Over the course of the semester, the group has visited peer universities to garner ideas to implement on the University’s campus and polled a variety of students to identify problems and draft plans. LSA junior Louis Mirante said that though Building a Better Michigan will not explicitly advocate for any specific model when it addresses the regents at their meeting this week, the group has put together a preliminary 20-year, $60-million proposal based on issues and concerns raised by students, emphasizing that the plan is “not set in stone.”

According to a polling of 1,537 students conducted by the program management firm Brailsford & Dunlavey earlier this year, 87 percent of students said they considered improvements to University unions and recreation center to be a priority. Additionally, 67 percent of students said they would support a $100 fee per semester for the renovations and 58 percent said they would support a fee between $150 and $200.

While the plan could increase University tuition, Mirante said students at other schools often pay more than $150 for recreational sports or unions.

“Right now Purdue (students) pays about $235 per year for their rec buildings, which is below the national average, and we don’t pay anything,” Mirante said.

Still, Mirante cautioned that the potential fees are only based on the renovations proposed by Building a Better Michigan, which are still subject to change.

LSA senior Caroline Canning, president of LSA Student Government, said in an October interview that the first phase, which will last seven to 10 years, would address mainly the Michigan Union and the Central Campus Recreation Building and, to a lesser extent, the Intramural Sports Building, Pierpont Commons and the North Campus Recreation Building in addition to adding artificial turf and fencing to Mitchell Field on Fuller Road.

Phase two would address the Michigan League and finishing renovations to the Intramural Sports Building, and phase three would involve the complete rebuilding of Pierpont Commons to convert it into a combined union and recreation center.

“So phase two and three are very far in the future,” LSA senior Peter Wasky said in October. “We’re definitely trying to include that in our plan to show that we really do view this as a complete package, but just within the financial constraints that the University is under right now, it’s not feasible to do all six buildings at once.”

During Fall Break, Building a Better Michigan organized a two-day trip, free to any student, to visit unions and recreation centers at Ohio State University, Purdue University and Indiana University-Purdue University Indianapolis.

Canning said all three universities had either recently renovated their unions or recreation centers, or that their buildings had features the group felt would be important to consider for their future plans. Purdue’s recreation centers had been open for less than a week since renovations had taken place during BBM’s Fall Break tour.

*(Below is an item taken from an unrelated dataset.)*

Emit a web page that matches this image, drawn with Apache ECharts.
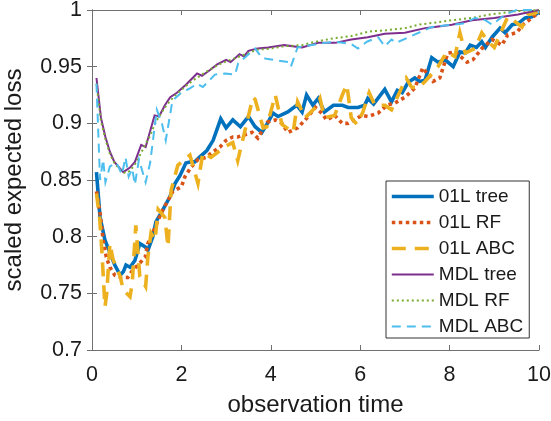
<!DOCTYPE html>
<html>
<head>
<meta charset="utf-8">
<script src="https://cdn.jsdelivr.net/npm/echarts@6/dist/echarts.min.js"></script>
<style>
html,body{margin:0;padding:0;background:#fff;}
#chart{width:551px;height:421px;}
</style>
</head>
<body>
<div id="chart"></div>
<script>
// ---- data ----
const xTicks = [0, 2, 4, 6, 8, 10];
const yTicks = [0.7, 0.75, 0.8, 0.85, 0.9, 0.95, 1];
const seriesNames = ['01L tree', '01L RF', '01L ABC', 'MDL tree', 'MDL RF', 'MDL ABC'];

const tree01X = [0.1,0.18,0.29,0.4,0.51,0.63,0.7,0.76,0.85,0.96,1.07,1.19,1.25,1.36,1.43,1.59,1.74,1.86,1.97,2.1,2.21,2.3,2.4,2.57,2.71,2.88,3.0,3.15,3.32,3.5,3.65,3.8,3.94,4.05,4.16,4.38,4.58,4.7,4.8,4.94,5.06,5.2,5.4,5.6,5.73,5.95,6.1,6.17,6.3,6.55,6.7,6.83,6.94,7.07,7.22,7.33,7.45,7.6,7.74,7.9,8.08,8.23,8.35,8.46,8.6,8.72,8.8,8.95,9.13,9.24,9.4,9.53,9.69,9.84,10.0];
const tree01Y = [0.857,0.817,0.797,0.786,0.775,0.766,0.769,0.775,0.773,0.779,0.794,0.791,0.788,0.800,0.813,0.824,0.835,0.847,0.854,0.865,0.866,0.866,0.870,0.876,0.885,0.904,0.896,0.903,0.897,0.906,0.897,0.892,0.901,0.909,0.906,0.910,0.916,0.910,0.925,0.916,0.922,0.910,0.916,0.916,0.914,0.914,0.916,0.922,0.917,0.930,0.919,0.929,0.927,0.936,0.940,0.937,0.938,0.958,0.954,0.956,0.950,0.963,0.962,0.969,0.967,0.972,0.967,0.976,0.984,0.980,0.987,0.988,0.993,0.994,0.998];

const rf01X = [0.1,0.18,0.25,0.32,0.4,0.51,0.65,0.8,0.92,1.03,1.19,1.25,1.41,1.55,1.7,1.81,2.0,2.08,2.21,2.37,2.55,2.71,2.86,3.0,3.15,3.26,3.42,3.58,3.71,3.92,4.1,4.25,4.38,4.6,4.77,5.0,5.14,5.25,5.43,5.6,5.73,6.04,6.17,6.4,6.6,6.78,7.0,7.22,7.4,7.63,7.78,7.96,8.12,8.39,8.52,8.72,8.95,9.17,9.3,9.5,9.64,9.84,10.0];
const rf01Y = [0.840,0.821,0.797,0.782,0.773,0.766,0.764,0.764,0.771,0.775,0.782,0.794,0.808,0.821,0.832,0.840,0.844,0.853,0.861,0.868,0.870,0.875,0.879,0.885,0.888,0.888,0.890,0.892,0.887,0.901,0.903,0.900,0.892,0.896,0.903,0.914,0.909,0.903,0.907,0.900,0.900,0.907,0.906,0.909,0.916,0.918,0.923,0.931,0.949,0.937,0.940,0.962,0.963,0.954,0.956,0.966,0.974,0.969,0.978,0.980,0.987,0.993,0.998];

const abc01X = [0.1,0.17,0.22,0.29,0.33,0.4,0.47,0.63,0.7,0.85,0.9,0.98,1.07,1.2,1.25,1.32,1.41,1.48,1.63,1.7,1.77,1.92,2.19,2.37,2.48,2.66,3.0,3.15,3.26,3.6,3.65,3.83,3.91,4.1,4.25,4.5,4.6,4.77,5.0,5.1,5.2,5.43,5.6,5.7,5.8,5.93,6.06,6.2,6.33,6.55,6.7,7.03,7.15,7.3,7.45,7.74,7.94,8.12,8.23,8.35,8.57,8.72,8.86,9.0,9.3,9.42,9.62,9.75,9.9,10.0];
const abc01Y = [0.838,0.817,0.788,0.738,0.750,0.794,0.780,0.765,0.753,0.747,0.759,0.810,0.765,0.756,0.782,0.803,0.797,0.824,0.817,0.791,0.841,0.863,0.872,0.847,0.874,0.870,0.880,0.883,0.867,0.923,0.921,0.896,0.897,0.925,0.899,0.892,0.919,0.905,0.914,0.922,0.905,0.907,0.925,0.934,0.905,0.899,0.910,0.927,0.916,0.916,0.912,0.940,0.932,0.931,0.937,0.950,0.963,0.959,0.980,0.962,0.966,0.980,0.972,0.967,0.994,0.991,0.985,0.996,0.997,0.999];

const treeMX = [0.1,0.2,0.3,0.4,0.5,0.63,0.7,0.85,0.96,1.1,1.2,1.3,1.4,1.5,1.63,1.75,1.9,2.1,2.2,2.35,2.46,2.64,2.8,3.0,3.1,3.3,3.4,3.5,3.7,3.94,4.3,4.7,5.06,5.44,5.8,6.17,6.55,7.0,7.45,8.05,8.5,9.0,9.53,10.0];
const treeMY = [0.940,0.905,0.888,0.875,0.866,0.860,0.857,0.861,0.866,0.881,0.879,0.893,0.907,0.906,0.916,0.923,0.927,0.934,0.938,0.944,0.942,0.947,0.952,0.956,0.954,0.961,0.959,0.964,0.966,0.967,0.969,0.967,0.971,0.971,0.974,0.976,0.979,0.980,0.984,0.987,0.991,0.993,0.996,1.000];

const rfMX = [0.1,0.2,0.3,0.4,0.5,0.63,0.75,0.85,1.0,1.1,1.2,1.3,1.4,1.5,1.63,1.75,1.9,2.1,2.3,2.5,2.7,2.9,3.1,3.3,3.5,3.7,4.0,4.3,4.7,5.0,5.4,5.8,6.2,6.55,7.0,7.3,7.7,8.05,8.5,8.9,9.5,10.0];
const rfMY = [0.935,0.902,0.886,0.873,0.865,0.859,0.856,0.858,0.866,0.874,0.882,0.889,0.899,0.906,0.914,0.920,0.926,0.933,0.939,0.944,0.949,0.953,0.956,0.959,0.962,0.965,0.966,0.968,0.969,0.972,0.975,0.977,0.981,0.982,0.984,0.987,0.989,0.991,0.993,0.996,0.999,1.000];

const abcMX = [0.1,0.18,0.25,0.3,0.4,0.55,0.67,0.75,0.82,0.9,0.96,1.05,1.2,1.3,1.45,1.57,1.65,1.8,2.0,2.2,2.35,2.48,2.75,2.98,3.2,3.27,3.65,3.8,3.9,4.4,4.45,4.6,5.2,5.45,5.8,5.95,6.15,6.4,6.55,6.7,6.8,7.6,8.3,8.57,8.8,8.95,9.24,9.5,9.85,10.0];
const abcMY = [0.935,0.850,0.868,0.848,0.862,0.865,0.855,0.870,0.853,0.860,0.846,0.868,0.848,0.865,0.912,0.899,0.885,0.920,0.927,0.931,0.935,0.932,0.943,0.944,0.943,0.953,0.966,0.958,0.957,0.954,0.950,0.967,0.971,0.972,0.970,0.966,0.972,0.976,0.968,0.974,0.971,0.985,0.988,0.993,0.991,0.987,0.996,1.000,1.000,0.998];

// ---- build ----
const zip = (xs, ys) => xs.map((x, i) => [x, ys[i]]);
const FONT = '"Liberation Sans", Arial, Helvetica, sans-serif';
const axisColor = '#707070';

const styles = [
  {color:'#0072BD', width:3.6, type:'solid'},
  {color:'#D95319', width:3.6, type:[3.5,3.5]},
  {color:'#EDB120', width:3.6, type:[14,9]},
  {color:'#7E2F8E', width:2, type:'solid'},
  {color:'#77AC30', width:2, type:[2,3]},
  {color:'#4DBEEE', width:2, type:[9,6]}
];
const datasets = [zip(tree01X,tree01Y), zip(rf01X,rf01Y), zip(abc01X,abc01Y), zip(treeMX,treeMY), zip(rfMX,rfMY), zip(abcMX,abcMY)];

const series = datasets.map((d, i) => ({
  name: seriesNames[i],
  type: 'line',
  data: d,
  showSymbol: false,
  symbol: 'none',
  animation: false,
  lineStyle: {color: styles[i].color, width: styles[i].width, type: styles[i].type, cap: 'butt', join: 'miter'},
  itemStyle: {color: styles[i].color},
  emphasis: {disabled: true}
}));

const chart = echarts.init(document.getElementById('chart'), null, {renderer: 'canvas'});
const baseX = {
  type: 'value', min: xTicks[0], max: xTicks[xTicks.length-1], interval: xTicks[1]-xTicks[0],
  splitLine: {show: false},
  axisLine: {show: true, lineStyle: {color: axisColor, width: 1}},
  axisTick: {show: true, inside: true, length: 5, lineStyle: {color: axisColor}}
};
const baseY = {
  type: 'value', min: yTicks[0], max: yTicks[yTicks.length-1], interval: 0.05,
  splitLine: {show: false},
  axisLine: {show: true, lineStyle: {color: axisColor, width: 1}},
  axisTick: {show: true, inside: true, length: 5, lineStyle: {color: axisColor}}
};
chart.setOption({
  animation: false,
  backgroundColor: '#ffffff',
  grid: {left: 92, right: 12, top: 10, bottom: 71, containLabel: false, outerBoundsMode: 'none'},
  xAxis: [
    Object.assign({}, baseX, {
      position: 'bottom',
      name: 'observation time', nameLocation: 'middle', nameGap: 43,
      nameTextStyle: {fontFamily: FONT, fontSize: 24, color: '#1a1a1a'},
      axisLabel: {show: true, margin: 14, fontFamily: FONT, fontSize: 21.5, color: '#1a1a1a'}
    }),
    Object.assign({}, baseX, {position: 'top', axisLabel: {show: false}})
  ],
  yAxis: [
    Object.assign({}, baseY, {
      position: 'left',
      name: 'scaled expected loss', nameLocation: 'middle', nameGap: 66,
      nameTextStyle: {fontFamily: FONT, fontSize: 24, color: '#1a1a1a'},
      axisLabel: {show: true, margin: 10, fontFamily: FONT, fontSize: 21.5, color: '#1a1a1a',
        formatter: v => String(Math.round(v*100)/100)}
    }),
    Object.assign({}, baseY, {position: 'right', axisLabel: {show: false}})
  ],
  legend: {
    show: true,
    data: seriesNames,
    orient: 'vertical',
    left: 386, top: 181,
    padding: [6, 6, 2, 4],
    itemWidth: 42, itemHeight: 14, itemGap: 7,
    backgroundColor: '#ffffff',
    borderColor: '#333333', borderWidth: 1,
    selectedMode: false,
    itemStyle: {opacity: 0},
    lineStyle: {width: 'inherit', type: 'inherit'},
    textStyle: {fontFamily: FONT, fontSize: 19, color: '#1a1a1a'}
  },
  series: series
});
</script>
</body>
</html>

In particular, Canning and Wasky noted some of the recreation centers they visited were a hub for student life rather than just a place for students to exercise.

“One thing that we saw that I was really struck by is all of the rec facilities that we saw had demo kitchens in them and wellness suites where you can go and talk to a nutritionist,” Wasky said.

Canning added that some of the recreation buildings had counseling offices comparable to the University’s Counseling and Psychological Services and the Sexual Assault Prevention & Awareness Center located within them, in addition to other locations on campus.

While Canning said there is less space at the University’s recreation centers than at similar buildings at peer colleges, the problem arises is how the space is utilized.

“For the union, we went to Ohio State where the building wasn’t much larger,” she said. “It felt as if it was two times larger than our union just because how the layout was structured, the different types of rooms that were there, the floor plan.”

Wasky said one feature of the OSU union that he would like to see incorporated at the University is the ability to see multiple floors at once. He said an open vertical space stretching from the basement to the third floor of the Michigan Union has been discussed.

Canning added that having a 24-hour access area of the OSU union was another feature she would like to see at the Michigan Union.

Nonetheless, Mirante said not every feature the group saw on the tour can be incorporated into the buildings at the University.

“It’s not a copy and paste type of project,” he said. “We went to go find some elements of other buildings that would inspire a type of design that would fit with the history of our buildings and the needs of our students.”